Памятный полёт
Недавно по семейным обстоятельствам мне пришлось изменить своему осёдлому образу жизни и лететь по одному из внутрироссийских маршрутов. Моим соседом в авиалайнере оказался молодой человек с забинтованной головой и повреждённой, по-видимому, ногой, так как в руках у него был костыль. Устроившись в комфортабельном авиационном кресле, я поинтересовался у него, где его так “поцарапало”, как на войне. Но мой попутчик оказался неразговорчивым и на мой вопрос только угрюмо заметил, что давно было бы уместным забыть это “как”, намекая на то, что он ранения получил в результате какого-то вооружённого конфликта.

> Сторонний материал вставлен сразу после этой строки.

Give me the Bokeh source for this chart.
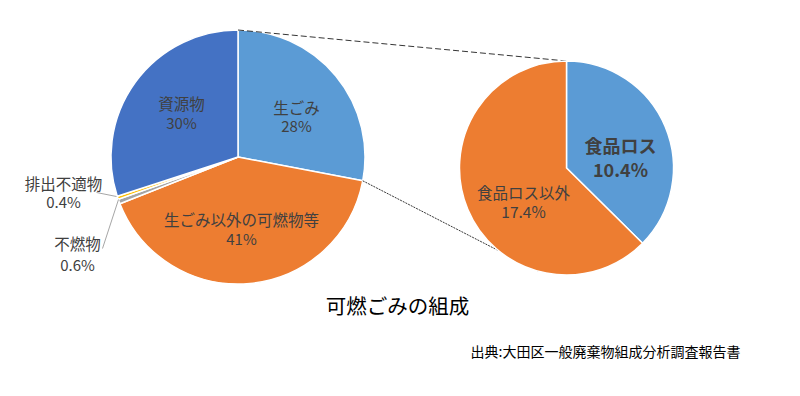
import math
from bokeh.plotting import figure
from bokeh.models import ColumnDataSource, Range1d
from bokeh.core.properties import value
from bokeh.embed import file_html
from bokeh.resources import INLINE

# ---- data ----
main_labels = ["生ごみ", "生ごみ以外の可燃物等", "不燃物", "排出不適物", "資源物"]
main_values = [28.0, 41.0, 0.6, 0.4, 30.0]
main_pct = ["28%", "41%", "0.6%", "0.4%", "30%"]
main_colors = ["#5B9BD5", "#ED7D31", "#A5A5A5", "#FFC000", "#4472C4"]

sub_labels = ["食品ロス", "食品ロス以外"]
sub_values = [10.4, 17.4]
sub_pct = ["10.4%", "17.4%"]
sub_colors = ["#5B9BD5", "#ED7D31"]

title_text = "可燃ごみの組成"
source_text = "出典:大田区一般廃棄物組成分析調査報告書"

W, H = 784, 380
FONT = "Noto Sans CJK JP"


def X(px):
    return px


def Y(py):
    return H - py


def wedges(vals):
    tot = sum(vals)
    starts, ends = [], []
    cum = 0.0
    for v in vals:
        a0 = math.pi / 2 - cum / tot * 2 * math.pi
        cum += v
        a1 = math.pi / 2 - cum / tot * 2 * math.pi
        starts.append(a1)
        ends.append(a0)
    return starts, ends


p = figure(width=W, height=H, output_backend="svg", toolbar_location=None,
           x_range=Range1d(0, W), y_range=Range1d(0, H), min_border=0)
p.axis.visible = False
p.grid.visible = False
p.outline_line_color = None
p.background_fill_color = "white"

# left pie
c1x, c1y, r1 = X(237.5), Y(156.5), 127.0
s, e = wedges(main_values)
src1 = ColumnDataSource(dict(start=s, end=e, color=main_colors))
p.wedge(x=c1x, y=c1y, radius=r1, start_angle="start", end_angle="end",
        fill_color="color", line_color="white", line_width=1.5, source=src1)

# right pie
c2x, c2y, r2 = X(566), Y(167.5), 107.0

# connectors
a_split = math.pi / 2 - main_values[0] / sum(main_values) * 2 * math.pi
p.line([c1x, c2x], [c1y + r1, c2y + r2], line_color="black", line_width=0.8,
       line_dash="6 3")
a_end = math.radians(-105)
p.line([c1x + r1 * math.cos(a_split), c2x + r2 * math.cos(a_end)],
       [c1y + r1 * math.sin(a_split), c2y + r2 * math.sin(a_end)],
       line_color="black", line_width=0.8, line_dash="2 1")

s2, e2 = wedges(sub_values)
src2 = ColumnDataSource(dict(start=s2, end=e2, color=sub_colors))
p.wedge(x=c2x, y=c2y, radius=r2, start_angle="start", end_angle="end",
        fill_color="color", line_color="white", line_width=1.5, source=src2)

# leader lines
p.line([X(96), X(116)], [Y(192), Y(196)], line_color="#A6A6A6", line_width=1)
p.line([X(102), X(118)], [Y(248), Y(199)], line_color="#A6A6A6", line_width=1)

# labels
txt_col = "#404040"
lab_pos = {
    "生ごみ": (296, 106, 125),
    "生ごみ以外の可燃物等": (241, 218, 238),
    "不燃物": (77, 242, 264),
    "排出不適物": (63, 182, 201),
    "資源物": (181, 102, 122),
}
for lab, pct in zip(main_labels, main_pct):
    x, y1, y2 = lab_pos[lab]
    p.text([X(x)], [Y(y1)], text=[lab], text_font=value(FONT), text_font_size="15.5px",
           text_color=txt_col, text_align="center", text_baseline="middle")
    p.text([X(x)], [Y(y2)], text=[pct], text_font=value(FONT), text_font_size="15px",
           text_color=txt_col, text_align="center", text_baseline="middle")

sub_pos = {"食品ロス": (620, 144, 168, "bold", "18px"),
           "食品ロス以外": (523, 191, 210, "normal", "15.5px")}
for lab, pct in zip(sub_labels, sub_pct):
    x, y1, y2, st, fs = sub_pos[lab]
    p.text([X(x)], [Y(y1)], text=[lab], text_font=value(FONT), text_font_size=fs,
           text_font_style=st, text_color=txt_col, text_align="center", text_baseline="middle")
    p.text([X(x)], [Y(y2)], text=[pct], text_font=value(FONT), text_font_size=fs,
           text_font_style=st, text_color=txt_col, text_align="center", text_baseline="middle")

p.text([X(397)], [Y(304)], text=[title_text], text_font=value(FONT), text_font_size="20.5px",
       text_color="black", text_align="center", text_baseline="middle")
p.text([X(740)], [Y(350)], text=[source_text], text_font=value(FONT), text_font_size="14px",
       text_color="black", text_align="right", text_baseline="middle")

open("out.html", "w").write(file_html(p, INLINE))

Через пару минут после взлёта земля в иллюминаторе уже скрылась за плотной пеленой белесых облаков и сосредоточить внимание в полёте стало решительно не на чем. Учитывая настроение моего соседа, я не пытался больше завязать разговор и полностью отдался своим непроизвольно набегающим мыслям. Вид покалеченного попутчика оживил в памяти эпизоды из моей далёкой молодости, когда вот так же, с забинтованной головой мне пришлось мыкаться по путям-дорогам, правда – фронтовым.
Шёл март 1943 года. Предпринятое в начале года наступление на центральных фронтах начинало уже выдыхаться. Немец огрызался и контратаковал. Было много раненых. Армейские и фронтовые госпитали, не успев полностью перебазироваться на новое место, мгновенно заполнялись пациентами ещё до прибытия основного медперсонала.
Именно в такой госпиталь, развёрнутый наспех в здании какого-то бывшего учебного заведения в центре Курска, привезли одной из первых нашу группу раненых. Поместили нас на первом этаже, что оказалось очень неудобным, так как завтраки и обеды, которые пока немногочисленный персонал начинал разносить с верхних этажей, доходили до нас с опозданием в несколько часов, а к тому времени, когда нам приносили ужин, мы вообще уже спали, и “сердобольные” санитарки “стеснялись” нас будить.
Уловив эту особенность и пользуясь преимуществом “ходячего”, – а ранение у меня было в нижнюю челюсть, – я решил перебраться повыше этажом, благо никакой регистрации мы не проходили, никто нас не осматривал, не перевязывал, не лечил. Но не тут-то было! Во всех помещениях раненые лежали на полу на соломе, покрытой плащ-палатками, так плотно, что пристроиться где-нибудь не было никакой возможности. Я уже обошёл не один этаж по полутёмным коридорам, еле-еле освещённым с приближением ночи чадящими коптилками, но так и не мог найти себе пристанище. Наконец, уже теряя всякую надежду, я заглянул в очередную дверь и увидел в комнате, кроме плотно лежащих на полу тел в серо-рыжих шинелях, сливающихся в однородную массу, кое-где нарушаемую белыми повязками с кровавыми подтёками, женщину в белом халате, которая что-то писала при свете коптилки за приютившимся у окна небольшим столиком. Кончив писать, она подняла голову и спросила: “Больше никого нет, всех записала?”